毛公鼎
毛公鼎(もうこうてい、拼音: Máo gōng dǐng)は、台湾国立故宮博物院所蔵の西周時代・紀元前9世紀ごろの鼎。
翠玉白菜・肉形石と並ぶ故宮三宝(中国語版)の一つであり[1]、台湾国宝(中国語版)に指定されている。現存最長の金文が刻まれた考古資料でもある。
金文
中国語版ウィキソースに本記事に関連した原文があります。
金文の拓本
鼎の口内に、現存最長の文量である497字の金文が刻まれている。鼎は、高さ53.8cm、口径47.9cm、重さ34.5kgであり、金文の長さの割にそこまで巨大ではない。
金文の内容は、西周の中興の祖である宣王が、臣下の毛公瘖(もうこうあん)に授けた官職任命の辞や訓戒である。毛公瘖は、文王の子の毛叔鄭(中国語版)の後裔と見られ、宣王による西周中興(中国語版)を支えた権臣だった。
伝来・受容
展示された毛公鼎
清代の道光23年(1843年)、陝西省岐山県にて出土した。以降、陳介祺・端方・葉恭綽の個人蔵を経て、国共内戦期の1946年、中華民国中央博物院(現・南京博物院)に収蔵された。遷台の際、故宮(紫禁城)旧蔵品とともに台湾に移送された。

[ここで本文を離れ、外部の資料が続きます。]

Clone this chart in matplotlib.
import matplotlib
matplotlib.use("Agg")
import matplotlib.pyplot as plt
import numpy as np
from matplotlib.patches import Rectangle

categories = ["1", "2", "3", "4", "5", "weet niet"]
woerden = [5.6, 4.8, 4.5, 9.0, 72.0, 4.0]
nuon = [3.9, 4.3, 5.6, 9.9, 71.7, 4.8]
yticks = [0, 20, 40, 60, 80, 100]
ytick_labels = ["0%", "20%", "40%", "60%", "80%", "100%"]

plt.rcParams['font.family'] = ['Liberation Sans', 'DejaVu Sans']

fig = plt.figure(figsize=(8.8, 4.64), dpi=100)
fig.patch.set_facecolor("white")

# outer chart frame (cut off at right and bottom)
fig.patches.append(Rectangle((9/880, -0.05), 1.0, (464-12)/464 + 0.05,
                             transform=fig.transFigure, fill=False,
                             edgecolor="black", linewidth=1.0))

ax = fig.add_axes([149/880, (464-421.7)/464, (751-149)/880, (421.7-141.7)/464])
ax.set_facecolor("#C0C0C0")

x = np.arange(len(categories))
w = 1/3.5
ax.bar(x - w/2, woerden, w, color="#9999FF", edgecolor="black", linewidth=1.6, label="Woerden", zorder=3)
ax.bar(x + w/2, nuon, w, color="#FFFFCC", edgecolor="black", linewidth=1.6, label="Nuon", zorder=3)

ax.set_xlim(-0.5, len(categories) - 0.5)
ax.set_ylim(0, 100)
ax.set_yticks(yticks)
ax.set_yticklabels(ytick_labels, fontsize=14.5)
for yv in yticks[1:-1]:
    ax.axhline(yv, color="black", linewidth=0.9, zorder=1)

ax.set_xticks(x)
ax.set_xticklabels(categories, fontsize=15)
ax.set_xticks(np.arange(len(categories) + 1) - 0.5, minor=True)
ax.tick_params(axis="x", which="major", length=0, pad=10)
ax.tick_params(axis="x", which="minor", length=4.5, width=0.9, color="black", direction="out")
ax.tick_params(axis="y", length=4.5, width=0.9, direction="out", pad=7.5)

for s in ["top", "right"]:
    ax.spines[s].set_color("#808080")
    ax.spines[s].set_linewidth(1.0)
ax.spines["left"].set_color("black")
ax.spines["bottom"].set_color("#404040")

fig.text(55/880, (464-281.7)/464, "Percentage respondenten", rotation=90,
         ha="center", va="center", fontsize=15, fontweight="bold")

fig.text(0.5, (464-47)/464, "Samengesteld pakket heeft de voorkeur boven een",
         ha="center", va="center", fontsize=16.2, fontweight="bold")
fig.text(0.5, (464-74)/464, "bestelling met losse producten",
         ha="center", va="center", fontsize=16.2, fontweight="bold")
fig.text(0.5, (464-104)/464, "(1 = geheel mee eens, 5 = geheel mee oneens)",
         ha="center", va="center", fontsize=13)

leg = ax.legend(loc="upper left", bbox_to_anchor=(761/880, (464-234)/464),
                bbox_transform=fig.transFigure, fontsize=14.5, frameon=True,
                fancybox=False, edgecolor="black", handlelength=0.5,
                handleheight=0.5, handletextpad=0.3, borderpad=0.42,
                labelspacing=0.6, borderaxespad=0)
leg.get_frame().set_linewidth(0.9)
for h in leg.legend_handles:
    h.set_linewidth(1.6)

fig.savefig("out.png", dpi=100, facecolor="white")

毛公鼎が注目されるようになったのは民国初期のことであり、英国人記者のシンプソン(英語版)が購入しようとした際に起こった国外流出阻止世論や、王国維・郭沫若らによる出土文字史料研究の高まりがあった。
21世紀現代では、国立故宮博物院の主要な収蔵品となっており、翠玉白菜・肉形石とともに故宮三宝(中国語版)に数えられ[1]、また散氏盤(中国語版)・㝬鐘(中国語版)とともに故宮三大青銅器に数えられる。台湾国宝(中国語版)にも指定されている。